Précisons qu’envisager le travail comme objet interne est d’autant plus aisé que le matériel clinique qui sert de base à ma recherche est caractérisé par l’absence de l’objet extérieur et donc par la révélation de sa réalité psychique. C’est bien au moment où le travail est perdu qu’il prend statut d’un objet interne pouvant être étudié comme tel, de la même façon que la vie psychique est devenue une réalité pour les pionniers de la psychanalyse grâce à l’étude de situations de séparation et de perte et à l’ensemble des signes cliniques qui les accompagnaient.

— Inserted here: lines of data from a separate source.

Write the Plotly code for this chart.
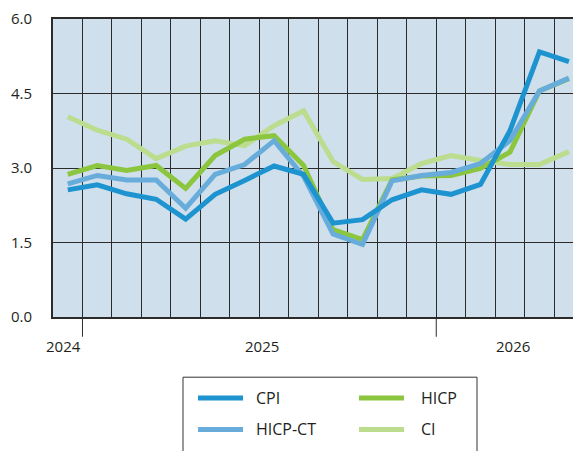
import plotly.graph_objects as go

# periods: one point per column, 18 columns
periods = list(range(18))

cpi = [2.56, 2.66, 2.48, 2.37, 1.97, 2.47, 2.75, 3.04, 2.87, 1.89,
       1.96, 2.36, 2.56, 2.47, 2.67, 3.75, 5.34, 5.14]
hicp = [2.87, 3.05, 2.95, 3.05, 2.59, 3.25, 3.58, 3.65, 3.05, 1.76,
        1.56, 2.76, 2.84, 2.85, 2.99, 3.32, 4.55, 4.80]
hicp_ct = [2.68, 2.85, 2.76, 2.76, 2.19, 2.87, 3.07, 3.55, 2.83, 1.67,
           1.46, 2.74, 2.85, 2.91, 3.09, 3.55, 4.55, 4.81]
ci = [4.03, 3.76, 3.58, 3.19, 3.44, 3.55, 3.45, 3.85, 4.15, 3.13,
      2.77, 2.79, 3.09, 3.25, 3.15, 3.07, 3.07, 3.33]

year_labels = ["2024", "2025", "2026"]
year_label_x = [-0.14, 6.59, 15.11]
year_starts = [0.5, 12.5]

y_ticks = [0.0, 1.5, 3.0, 4.5, 6.0]

FONT = "Open Sans"
TXT = "#231f20"
GRID = "#2b2b2b"

# the page body adds an 8px offset, so the figure is drawn 8px smaller
OFF = 8
W, H = 581 - OFF, 451 - OFF
ML, MR, MT, MB = 45, 0, 7, 134
PW, PH = W - ML - MR, H - MT - MB


def px(x):
    # screen pixel -> paper x
    return (x - OFF - ML) / PW


def py(y):
    # screen pixel -> paper y
    return (H - MB - (y - OFF)) / PH


series = [
    # name, values, color, legend slot (col, row)
    ("CI", ci, "#bcdc8e", (1, 1)),
    ("HICP", hicp, "#8cc63f", (1, 0)),
    ("HICP-CT", hicp_ct, "#68acdb", (0, 1)),
    ("CPI", cpi, "#1d94d0", (0, 0)),
]

fig = go.Figure()
for name, vals, color, slot in series:
    fig.add_trace(go.Scatter(
        x=periods, y=vals, name=name, mode="lines",
        line=dict(color=color, width=5),
        showlegend=False,
    ))

    # legend entry drawn by hand (box runs off the bottom of the page)
    col, row = slot
    x0 = 198 + col * 161
    yy = 399 + row * 32
    fig.add_shape(type="line", xref="paper", yref="paper",
                  x0=px(x0), x1=px(x0 + 45), y0=py(yy), y1=py(yy),
                  line=dict(color=color, width=5))
    fig.add_annotation(x=px(x0 + 56 + (4 if col else 0)), y=py(yy),
                       xref="paper", yref="paper",
                       text=name, showarrow=False,
                       xanchor="left", yanchor="middle",
                       font=dict(family=FONT, size=16, color=TXT))

fig.add_shape(type="rect", xref="paper", yref="paper",
              x0=px(183), x1=px(477), y0=py(378), y1=py(470),
              line=dict(color="#333333", width=1), layer="above")

for xs in year_starts:
    fig.add_shape(type="line", xref="x", yref="paper",
                  x0=xs, x1=xs, y0=0, y1=py(337),
                  line=dict(color=GRID, width=1))

for lab, xp in zip(year_labels, year_label_x):
    fig.add_annotation(x=xp, y=py(346), xref="x", yref="paper",
                       text=lab, showarrow=False, yanchor="middle",
                       font=dict(family=FONT, size=15, color=TXT))

fig.update_layout(
    width=W, height=H,
    margin=dict(l=ML, r=MR, t=MT, b=MB),
    paper_bgcolor="white",
    plot_bgcolor="#cfdfec",
    font=dict(family=FONT, size=15, color=TXT),
    showlegend=False,
)

fig.update_xaxes(
    range=[-0.5, 17.41],
    tick0=0.5, dtick=1,
    showgrid=True, gridcolor=GRID, gridwidth=1,
    showticklabels=False, ticks="",
    zeroline=False,
    showline=True, linecolor=GRID, linewidth=2, mirror=True,
)
fig.update_yaxes(
    range=[0, 6],
    tickvals=y_ticks, ticktext=[f"{v:.1f}" for v in y_ticks],
    showgrid=True, gridcolor=GRID, gridwidth=1,
    zeroline=False,
    showline=True, linecolor=GRID, linewidth=2,
    ticks="", ticklabelstandoff=16, ticklabeloverflow="allow",
    tickfont=dict(family=FONT, size=15, color=TXT),
)

fig.write_html("out.html")
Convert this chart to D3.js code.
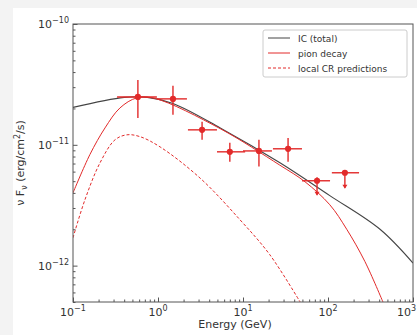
<!DOCTYPE html>
<html>
<head>
<meta charset="utf-8">
<script src="https://cdn.jsdelivr.net/npm/d3@7"></script>
<style>
  html, body { margin: 0; padding: 0; background: #f3f3f3; }
  svg { display: block; font-family: "DejaVu Sans", sans-serif; }
</style>
</head>
<body>
<div id="chart"></div>
<script>
// energies in GeV, fluxes in erg/cm^2/s
const icE    = [0.1, 0.4, 0.75, 1.5, 5.4, 27.2, 105, 409, 1000];
const icF    = [2.04e-11, 2.47e-11, 2.47e-11, 2.2e-11, 1.38e-11, 7.1e-12, 3.8e-12, 2.0e-12, 1.05e-12];

const pionE  = [0.1, 0.158, 0.238, 0.357, 0.566, 0.92, 5.4, 27, 53.7, 105, 166, 272, 443];
const pionF  = [4.0e-12, 8.3e-12, 1.38e-11, 2.02e-11, 2.45e-11, 2.42e-11, 1.36e-11, 6.8e-12, 4.94e-12, 3.19e-12, 2.0e-12, 1.08e-12, 5.0e-13];

const localE = [0.1, 0.138, 0.208, 0.312, 0.43, 0.61, 1.06, 3.13, 9.2, 20.7, 47];
const localF = [1.7e-12, 3.5e-12, 7.1e-12, 1.1e-11, 1.21e-11, 1.17e-11, 9.6e-12, 5.3e-12, 2.4e-12, 1.23e-12, 5.0e-13];

// data points: centre, x range, y range; uplim marks the last two
const ptE    = [0.58, 1.5, 3.3, 7.0, 15.4, 33.9, 74.3, 158];
const ptElo  = [0.33, 0.97, 2.25, 4.94, 10, 22.5, 49.4, 111];
const ptEhi  = [0.97, 2.19, 4.94, 10.6, 21.9, 49.4, 105.7, 232];
const ptF    = [2.49e-11, 2.40e-11, 1.33e-11, 8.75e-12, 8.9e-12, 9.27e-12, 5.04e-12, 5.87e-12];
const ptFlo  = [1.67e-11, 1.77e-11, 1.1e-11, 7.24e-12, 6.6e-12, 7.24e-12, 3.86e-12, 4.42e-12];
const ptFhi  = [3.44e-11, 3.08e-11, 1.55e-11, 1.04e-11, 1.1e-11, 1.14e-11, 5.4e-12, 6.1e-12];
const ptUL   = [false, false, false, false, false, false, true, true];

const xTicks = [-1, 0, 1, 2, 3];
const yTicks = [-12, -11, -10];
const legendLabels = ["IC (total)", "pion decay", "local CR predictions"];

const W = 417, H = 335;
const mLeft = 73, mRight = 413, mTop = 24, mBottom = 302;
const red = "#e22a2a";

const svg = d3.select("#chart").append("svg").attr("width", W).attr("height", H);
svg.append("rect").attr("x", 13).attr("y", 8).attr("width", W - 13).attr("height", H - 8).attr("fill", "#fff");

const x = d3.scaleLog().domain([0.1, 1000]).range([mLeft, mRight]);
const y = d3.scaleLog().domain([5e-13, 1e-10]).range([mBottom, mTop]);

svg.append("clipPath").attr("id", "clip").append("rect")
  .attr("x", mLeft).attr("y", mTop).attr("width", mRight - mLeft).attr("height", mBottom - mTop);

const plot = svg.append("g").attr("clip-path", "url(#clip)");

const line = d3.line().x(d => x(d[0])).y(d => y(d[1])).curve(d3.curveCatmullRom.alpha(0.5));

plot.append("path").datum(d3.zip(icE, icF)).attr("d", line)
  .attr("fill", "none").attr("stroke", "#444").attr("stroke-width", 1.1);
plot.append("path").datum(d3.zip(pionE, pionF)).attr("d", line)
  .attr("fill", "none").attr("stroke", red).attr("stroke-width", 1);
plot.append("path").datum(d3.zip(localE, localF)).attr("d", line)
  .attr("fill", "none").attr("stroke", red).attr("stroke-width", 1).attr("stroke-dasharray", "3,2");

// error bars
const pts = ptE.map((e, i) => ({e, elo: ptElo[i], ehi: ptEhi[i], f: ptF[i], flo: ptFlo[i], fhi: ptFhi[i], ul: ptUL[i]}));
const pg = plot.append("g");
pg.selectAll(".hbar").data(pts).enter().append("line")
  .attr("x1", d => x(d.elo)).attr("x2", d => x(d.ehi))
  .attr("y1", d => y(d.f)).attr("y2", d => y(d.f))
  .attr("stroke", red).attr("stroke-width", 1.4);
pg.selectAll(".vbar").data(pts).enter().append("line")
  .attr("x1", d => x(d.e)).attr("x2", d => x(d.e))
  .attr("y1", d => y(d.fhi)).attr("y2", d => y(d.flo))
  .attr("stroke", red).attr("stroke-width", 1.4);
pg.selectAll(".arrow").data(pts.filter(d => d.ul)).enter().append("path")
  .attr("d", d => {
    const cx = x(d.e), cy = y(d.flo);
    return `M${cx - 2.5},${cy - 3}L${cx + 2.5},${cy - 3}L${cx},${cy + 1}Z`;
  })
  .attr("fill", red);
pg.selectAll(".dot").data(pts).enter().append("circle")
  .attr("cx", d => x(d.e)).attr("cy", d => y(d.f)).attr("r", 3.1)
  .attr("fill", red);

// axes
const axisColor = "#555";
svg.append("rect").attr("x", mLeft).attr("y", mTop)
  .attr("width", mRight - mLeft).attr("height", mBottom - mTop)
  .attr("fill", "none").attr("stroke", axisColor).attr("stroke-width", 1);

const xMinor = [], yMinor = [];
for (let p = -1; p < 3; p++) for (let k = 2; k < 10; k++) xMinor.push(k * Math.pow(10, p));
for (let p = -13; p < -10; p++) for (let k = 2; k < 10; k++) {
  const v = k * Math.pow(10, p);
  if (v >= 5e-13 && v <= 1e-10) yMinor.push(v);
}

function styleAxis(g) {
  g.select(".domain").remove();
  g.selectAll("line").attr("stroke", axisColor);
}

svg.append("g").attr("transform", `translate(0,${mBottom})`)
  .call(d3.axisBottom(x).tickValues(xTicks.map(p => Math.pow(10, p))).tickSize(-4.5).tickFormat(""))
  .call(styleAxis);
svg.append("g").attr("transform", `translate(0,${mBottom})`)
  .call(d3.axisBottom(x).tickValues(xMinor).tickSize(-2.5).tickFormat(""))
  .call(styleAxis);
svg.append("g").attr("transform", `translate(${mLeft},0)`)
  .call(d3.axisLeft(y).tickValues(yTicks.map(p => Math.pow(10, p))).tickSize(-4.5).tickFormat(""))
  .call(styleAxis);
svg.append("g").attr("transform", `translate(${mLeft},0)`)
  .call(d3.axisLeft(y).tickValues(yMinor).tickSize(-2.5).tickFormat(""))
  .call(styleAxis);

// tick labels with superscripts
function powLabel(sel, p) {
  sel.append("tspan").text("10");
  sel.append("tspan").attr("dy", -5).attr("font-size", 8).text(p < 0 ? "\u2212" + (-p) : p);
}
xTicks.forEach(p => {
  const last = p === xTicks[xTicks.length - 1];
  const t = svg.append("text")
    .attr("x", last ? W - 1 : x(Math.pow(10, p)))
    .attr("y", mBottom + 14)
    .attr("text-anchor", last ? "end" : "middle").attr("font-size", 11).attr("fill", "#333");
  powLabel(t, p);
});
yTicks.forEach(p => {
  const t = svg.append("text").attr("x", mLeft - 4).attr("y", y(Math.pow(10, p)) + 4)
    .attr("text-anchor", "end").attr("font-size", 11).attr("fill", "#333");
  powLabel(t, p);
});

// axis titles
svg.append("text").attr("x", 235).attr("y", 328).attr("text-anchor", "middle")
  .attr("font-size", 11).attr("fill", "#333").text("Energy (GeV)");
const yl = svg.append("text").attr("transform", `translate(24,${(mTop + mBottom) / 2}) rotate(-90)`)
  .attr("text-anchor", "middle").attr("font-size", 11).attr("fill", "#333");
yl.append("tspan").text("\u03bd F");
yl.append("tspan").attr("dy", 3).attr("font-size", 8).text("\u03bd");
yl.append("tspan").attr("dy", -3).text(" (erg/cm");
yl.append("tspan").attr("dy", -4).attr("font-size", 8).text("2");
yl.append("tspan").attr("dy", 4).text("/s)");

// legend
const lg = svg.append("g").attr("transform", "translate(263,30)");
lg.append("rect").attr("width", 144).attr("height", 47).attr("rx", 2)
  .attr("fill", "#fff").attr("stroke", "#ccc").attr("stroke-width", 1);
const lstyles = [{c: "#444", d: null}, {c: red, d: null}, {c: red, d: "3,2"}];
legendLabels.forEach((lab, i) => {
  const yy = 8 + i * 15;
  lg.append("line").attr("x1", 5).attr("x2", 27).attr("y1", yy).attr("y2", yy)
    .attr("stroke", lstyles[i].c).attr("stroke-width", 1)
    .attr("stroke-dasharray", lstyles[i].d);
  lg.append("text").attr("x", 35).attr("y", yy + 3.5).attr("font-size", 9).attr("fill", "#333").text(lab);
});
</script>
</body>
</html>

Au delà de ce point de vue méthodologique, l’analyse détaillée du matériel clinique conduira à découvrir que l’activité professionnelle est aussi un objet psychanalytique au sens de corrélatif de l’amour et de la haine. Le travail est en effet investi au sens psychanalytique de ce qui occupe, mobilise une partie de l’énergie psychique d’un sujet, au moins parce qu’il y consacre du temps, de l’attention, de l’énergie physique et mentale, mais aussi au sens de ce qui est chargé d’une valeur affective positive ou négative comme en témoignent les qualificatifs qui y sont si fréquemment associés : un bon ou un sale boulot, un travail passionnant ou rebutant, un travail enrichissant ou épuisant, etc.

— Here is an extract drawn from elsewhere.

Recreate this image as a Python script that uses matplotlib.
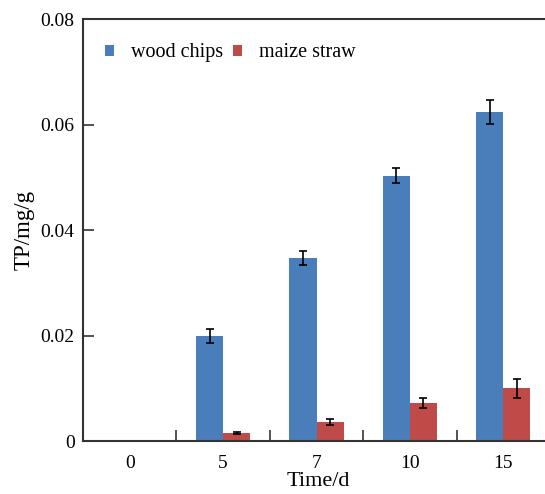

Précisons que le travail pourrait également être envisagé comme corrélatif de la pulsion comme le suggérait S. Freud dans « Malaise dans la civilisation » (1930) en parlant de « la grande valeur du travail au point de vue de l’économie de la libido », et en particulier de « la possibilité de transférer les composantes narcissiques, agressives, voire érotiques de la libido dans le travail professionnel et les relations sociales qu’il implique ».73 J’aborderai très ponctuellement ce point de vue pour décrire les modalités de transfert pouvant varier d’un processus archaïque utilisant le travail comme simple exutoire des motions pulsionnelles à une élaboration beaucoup plus fine pouvant aller jusqu’à leur sublimation.

Je privilégierai toutefois à la conception du travail comme objet d’investissement pulsionnel celle d’un objet d’investissement pour le Moi : investissement justifié par la capacité du travail à apporter réponse aux besoins d’auto-conservation physiologiques et psychiques74 ou, pour le dire autrement, par sa capacité à étayer les fonctions moïques.

Notes
70.

A. Comte-Sponville, Vivre c’est perdre (1992), p 14.

71.

S. Freud, Deuil et Mélancolie, p 261.

72.

J. Guillaumin, L’Objet, p 162.

73.

S. Freud, Malaise dans la civilisation, p 25.

74.

L’association de ces deux qualificatifs aux besoins d’auto-conservation sera expliquée ultérieurement.